CHALLENGE:
Copy out the data below as written; omit any images.

SUPPLIED INFORMATION:
....
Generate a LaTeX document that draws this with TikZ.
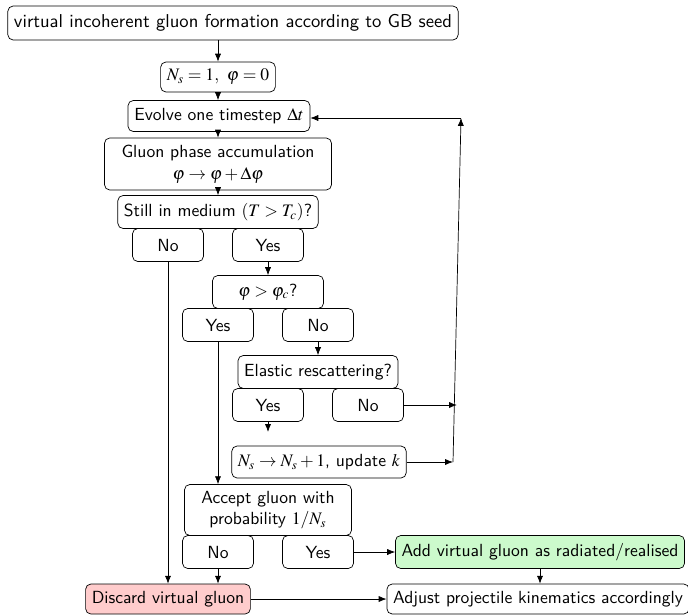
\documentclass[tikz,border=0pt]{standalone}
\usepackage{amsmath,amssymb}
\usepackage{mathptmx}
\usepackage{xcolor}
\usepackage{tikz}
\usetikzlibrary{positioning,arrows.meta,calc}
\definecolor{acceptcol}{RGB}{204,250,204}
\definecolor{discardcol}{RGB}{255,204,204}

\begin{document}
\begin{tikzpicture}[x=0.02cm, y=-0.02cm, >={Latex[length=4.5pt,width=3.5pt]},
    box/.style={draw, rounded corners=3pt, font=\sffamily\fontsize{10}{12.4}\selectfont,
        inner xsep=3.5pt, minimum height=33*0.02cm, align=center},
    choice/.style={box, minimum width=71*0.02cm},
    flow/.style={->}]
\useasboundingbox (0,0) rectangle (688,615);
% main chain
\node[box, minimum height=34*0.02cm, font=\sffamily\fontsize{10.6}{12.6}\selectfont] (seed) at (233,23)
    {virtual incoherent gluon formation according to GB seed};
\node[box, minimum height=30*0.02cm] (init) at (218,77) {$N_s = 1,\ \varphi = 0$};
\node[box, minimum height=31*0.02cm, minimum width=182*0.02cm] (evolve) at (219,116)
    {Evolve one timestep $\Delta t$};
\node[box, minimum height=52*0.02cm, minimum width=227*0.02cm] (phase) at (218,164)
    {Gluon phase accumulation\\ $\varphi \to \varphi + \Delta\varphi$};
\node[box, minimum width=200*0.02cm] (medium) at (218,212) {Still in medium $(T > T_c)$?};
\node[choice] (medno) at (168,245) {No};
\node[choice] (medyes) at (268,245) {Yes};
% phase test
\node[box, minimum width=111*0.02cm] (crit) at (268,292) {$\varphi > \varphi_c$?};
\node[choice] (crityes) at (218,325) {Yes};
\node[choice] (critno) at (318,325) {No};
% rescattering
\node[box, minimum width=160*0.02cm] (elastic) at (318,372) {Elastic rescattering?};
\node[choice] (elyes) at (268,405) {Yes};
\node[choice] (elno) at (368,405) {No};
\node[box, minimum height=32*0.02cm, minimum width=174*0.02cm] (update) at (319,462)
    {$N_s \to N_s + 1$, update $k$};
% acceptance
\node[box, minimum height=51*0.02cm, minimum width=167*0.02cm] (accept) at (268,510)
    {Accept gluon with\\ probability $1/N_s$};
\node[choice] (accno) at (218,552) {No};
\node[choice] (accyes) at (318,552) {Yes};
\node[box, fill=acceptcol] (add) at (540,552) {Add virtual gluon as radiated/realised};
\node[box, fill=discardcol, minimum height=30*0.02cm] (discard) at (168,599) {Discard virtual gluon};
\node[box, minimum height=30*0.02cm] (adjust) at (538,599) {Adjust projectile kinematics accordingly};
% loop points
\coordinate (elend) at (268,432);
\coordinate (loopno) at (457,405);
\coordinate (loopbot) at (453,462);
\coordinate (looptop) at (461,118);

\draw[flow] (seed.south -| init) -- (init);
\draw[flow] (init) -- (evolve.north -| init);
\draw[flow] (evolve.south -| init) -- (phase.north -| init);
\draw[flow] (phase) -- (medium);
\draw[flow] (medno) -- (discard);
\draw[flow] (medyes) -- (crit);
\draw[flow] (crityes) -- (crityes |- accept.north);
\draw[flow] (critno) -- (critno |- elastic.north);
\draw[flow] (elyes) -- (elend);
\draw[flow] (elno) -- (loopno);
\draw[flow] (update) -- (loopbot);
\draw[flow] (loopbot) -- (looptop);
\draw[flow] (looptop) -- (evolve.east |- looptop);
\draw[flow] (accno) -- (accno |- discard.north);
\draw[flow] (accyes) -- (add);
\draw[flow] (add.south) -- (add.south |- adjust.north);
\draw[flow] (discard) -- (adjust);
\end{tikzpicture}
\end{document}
....
THE COMPLETED TASK:
Generate a LaTeX document that draws this with TikZ.
\documentclass[tikz,border=0pt]{standalone}
\usepackage{amsmath,amssymb}
\usepackage{mathptmx}
\usepackage{xcolor}
\usepackage{tikz}
\usetikzlibrary{positioning,arrows.meta,calc}
\definecolor{acceptcol}{RGB}{204,250,204}
\definecolor{discardcol}{RGB}{255,204,204}

\begin{document}
\begin{tikzpicture}[x=0.02cm, y=-0.02cm, >={Latex[length=4.5pt,width=3.5pt]},
    box/.style={draw, rounded corners=3pt, font=\sffamily\fontsize{10}{12.4}\selectfont,
        inner xsep=3.5pt, minimum height=33*0.02cm, align=center},
    choice/.style={box, minimum width=71*0.02cm},
    flow/.style={->}]
\useasboundingbox (0,0) rectangle (688,615);
% main chain
\node[box, minimum height=34*0.02cm, font=\sffamily\fontsize{10.6}{12.6}\selectfont] (seed) at (233,23)
    {virtual incoherent gluon formation according to GB seed};
\node[box, minimum height=30*0.02cm] (init) at (218,77) {$N_s = 1,\ \varphi = 0$};
\node[box, minimum height=31*0.02cm, minimum width=182*0.02cm] (evolve) at (219,116)
    {Evolve one timestep $\Delta t$};
\node[box, minimum height=52*0.02cm, minimum width=227*0.02cm] (phase) at (218,164)
    {Gluon phase accumulation\\ $\varphi \to \varphi + \Delta\varphi$};
\node[box, minimum width=200*0.02cm] (medium) at (218,212) {Still in medium $(T > T_c)$?};
\node[choice] (medno) at (168,245) {No};
\node[choice] (medyes) at (268,245) {Yes};
% phase test
\node[box, minimum width=111*0.02cm] (crit) at (268,292) {$\varphi > \varphi_c$?};
\node[choice] (crityes) at (218,325) {Yes};
\node[choice] (critno) at (318,325) {No};
% rescattering
\node[box, minimum width=160*0.02cm] (elastic) at (318,372) {Elastic rescattering?};
\node[choice] (elyes) at (268,405) {Yes};
\node[choice] (elno) at (368,405) {No};
\node[box, minimum height=32*0.02cm, minimum width=174*0.02cm] (update) at (319,462)
    {$N_s \to N_s + 1$, update $k$};
% acceptance
\node[box, minimum height=51*0.02cm, minimum width=167*0.02cm] (accept) at (268,510)
    {Accept gluon with\\ probability $1/N_s$};
\node[choice] (accno) at (218,552) {No};
\node[choice] (accyes) at (318,552) {Yes};
\node[box, fill=acceptcol] (add) at (540,552) {Add virtual gluon as radiated/realised};
\node[box, fill=discardcol, minimum height=30*0.02cm] (discard) at (168,599) {Discard virtual gluon};
\node[box, minimum height=30*0.02cm] (adjust) at (538,599) {Adjust projectile kinematics accordingly};
% loop points
\coordinate (elend) at (268,432);
\coordinate (loopno) at (457,405);
\coordinate (loopbot) at (453,462);
\coordinate (looptop) at (461,118);

\draw[flow] (seed.south -| init) -- (init);
\draw[flow] (init) -- (evolve.north -| init);
\draw[flow] (evolve.south -| init) -- (phase.north -| init);
\draw[flow] (phase) -- (medium);
\draw[flow] (medno) -- (discard);
\draw[flow] (medyes) -- (crit);
\draw[flow] (crityes) -- (crityes |- accept.north);
\draw[flow] (critno) -- (critno |- elastic.north);
\draw[flow] (elyes) -- (elend);
\draw[flow] (elno) -- (loopno);
\draw[flow] (update) -- (loopbot);
\draw[flow] (loopbot) -- (looptop);
\draw[flow] (looptop) -- (evolve.east |- looptop);
\draw[flow] (accno) -- (accno |- discard.north);
\draw[flow] (accyes) -- (add);
\draw[flow] (add.south) -- (add.south |- adjust.north);
\draw[flow] (discard) -- (adjust);
\end{tikzpicture}
\end{document}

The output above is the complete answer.